23 However, I also note that there is an enormous difference between global warming less than 1°C and global warming of 2-3C. The latter warming would have the global climate system pointed toward an eventual sea level rise measured in the tens of meters. In that case we should expect multi-meter sea level rise this century and initiation of ice sheet disintegration out of our control with a continually rising sea level and repeated coastal disasters unfolding for centuries.

Economic and social consequences are difficult to fathom.

With global warming less than 1°C it is possible that sea level rise this century would be less than 1 meter. Ice sheet changes would likely unfold much more slowly than with 2-3°C global warming. If the maximum global warming is kept less than 1°C, it may be practical to achieve moderate adjustments of global climate forcings that would avert the occurrence of large sea level change. Human-made gases in the air will decrease when sources are reduced sufficiently, so as events unfold and understanding improves, it may prove necessary to set goals that yield a declining global temperature beyond the human-induced maximum temperature.

However, considering the 1000-year lifetime of much of the CO2, if the additional warming is 2°C, it will be impractical to avoid disastrous consequences.

Q. What other ghosts of climate future can be seen?

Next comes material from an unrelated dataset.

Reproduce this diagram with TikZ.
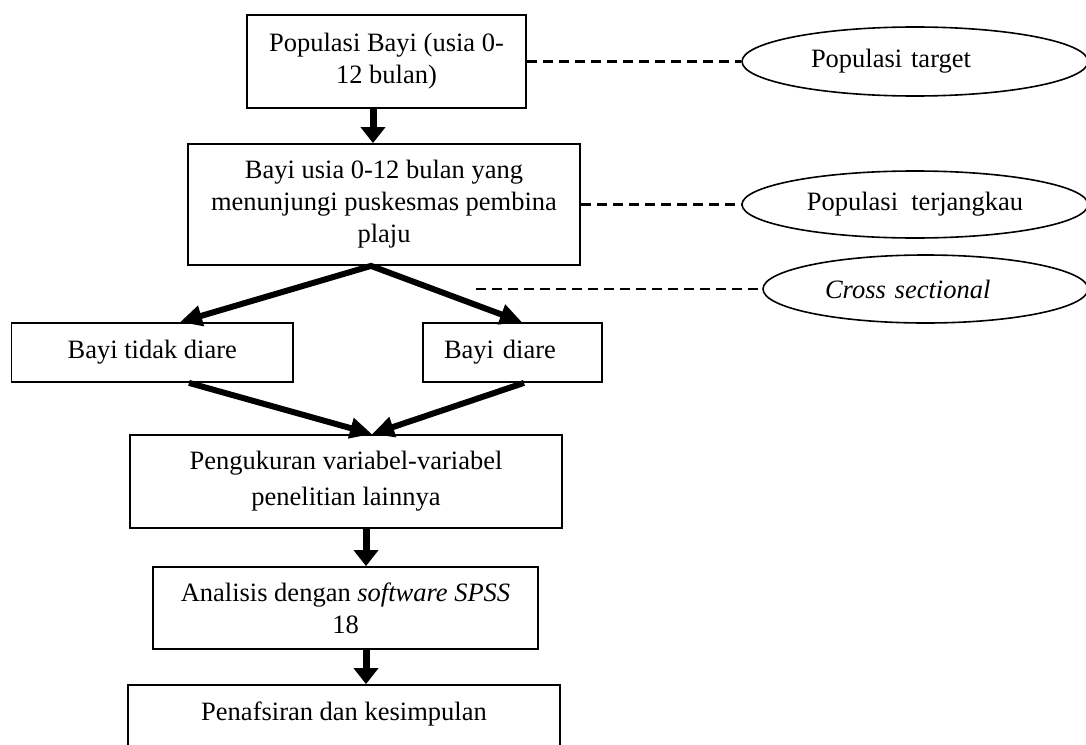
\documentclass[tikz,border=0pt]{standalone}
\usepackage{fontspec}
\setmainfont{Liberation Serif}
\usetikzlibrary{arrows.meta,shapes.geometric}
\begin{document}
\begin{tikzpicture}[x=1pt,y=-1pt,
  every node/.style={font=\fontsize{26.5}{32}\selectfont},
  box/.style={draw, line width=1.8pt, align=center, inner sep=0pt},
  oval/.style={draw, ellipse, line width=1.6pt, inner sep=0pt},
  varr/.style={line width=7pt, -{Triangle[length=16pt,width=24pt]}},
  darr/.style={line width=6pt, -{Triangle[length=22pt,width=20pt]}},
  splitarr/.style={line width=6pt, line join=miter, {Triangle[length=22pt,width=20pt]}-{Triangle[length=22pt,width=20pt]}},
  dashline/.style={line width=2.8pt, dash pattern=on 10pt off 6pt}]
\useasboundingbox (0,0) rectangle (1086,744);
% boxes
\node[box, minimum width=279pt, minimum height=93pt] (b1) at (386.5,61.5) {Populasi Bayi (usia 0-\\12 bulan)};
\node[box, minimum width=392pt, minimum height=121pt] (b2) at (384,204.5) {Bayi usia 0-12 bulan yang\\menunjungi puskesmas pembina\\plaju};
\node[box, minimum width=281.5pt, minimum height=59pt] (t) at (152.25,352.5) {Bayi tidak diare};
\node[box, minimum width=179pt, minimum height=59pt, text width=137pt, align=left] (d) at (512.5,352.5) {Bayi diare};
\node[box, minimum width=432pt, minimum height=93pt, font=\fontsize{26.5}{36}\selectfont] (b3) at (346,481.5) {Pengukuran variabel-variabel\\penelitian lainnya};
\node[box, minimum width=385pt, minimum height=82pt] (b4) at (345.5,608) {Analisis dengan \textit{software SPSS}\\18};
\node[box, minimum width=432pt, text height=35pt, text depth=70pt, anchor=base] (b5) at (344,720) {Penafsiran dan kesimpulan};
% ellipses
\node[oval, minimum width=346pt, minimum height=69pt, text width=208pt, align=left] (e1) at (915,61.5) {Populasi target};
\node[oval, minimum width=346pt, minimum height=67pt] (e2) at (915,204.5) {Populasi\ \ terjangkau};
\node[oval, minimum width=325pt, minimum height=68pt, text width=201pt, align=left] (e3) at (925.5,289) {\textit{Cross sectional}};
% dashed connectors
\coordinate (cs) at (476,289);
\draw[dashline] (b1.east) -- (e1.west);
\draw[dashline] (b2.east) -- (e2.west);
\draw[dashline] (cs) -- (e3.west);
% arrow x positions
\coordinate (ax) at (373,0);
\coordinate (vx) at (371,0);
\coordinate (tx) at (180,0);
\coordinate (dx) at (522,0);
\coordinate (tbx) at (189,0);
\coordinate (dbx) at (524,0);
\coordinate (mx) at (372,0);
\coordinate (bx) at (366,0);
% arrows
\draw[varr] (b1.south -| ax) -- (b2.north -| ax);
\draw[splitarr] (t.north -| tx) -- (b2.south -| vx) -- (d.north -| dx);
\draw[darr] (t.south -| tbx) -- (b3.north -| mx);
\draw[darr] (d.south -| dbx) -- (b3.north -| mx);
\draw[varr] (b3.south -| bx) -- (b4.north -| bx);
\draw[varr] (b4.south -| bx) -- (b5.north -| bx);
\end{tikzpicture}
\end{document}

A. Another potential consequence that would be irreversible is extermination of species. Animal and plant species can survive only within certain climatic zones. As climate changes, animals and plants can migrate, and in general they deal successfully with fluctuating climate. However, large climate changes have caused mass extinctions in the past. Several times in the Earth’s history global warming of five degrees Celsius or more led to extinction of a majority of species on the planet. Of course other species came into being over many thousands of years. But mass extinctions now would leave a far more desolate planet for as long as we can imagine.

Global warming of 0.6°C in the past three decades has initiated a systematic movement of climatic zones, with isotherms moving poleward at a rate of typically 50-60 km per decade (Hansen et al. 2006). As this movement continues, and as it would accelerate with business-asusual increases of fossil fuel use, it will add a strong climatic stress to the other stresses that humans have placed on many species. Species at high latitudes (Figure 26) and high altitudes (Figure 27) are in danger of, in effect, being pushed off the planet by global warming. Many other species will be threatened as the total movement of climatic zones increases, because some species are less mobile than others. Interdependencies of species leave entire ecosystems vulnerable to collapse.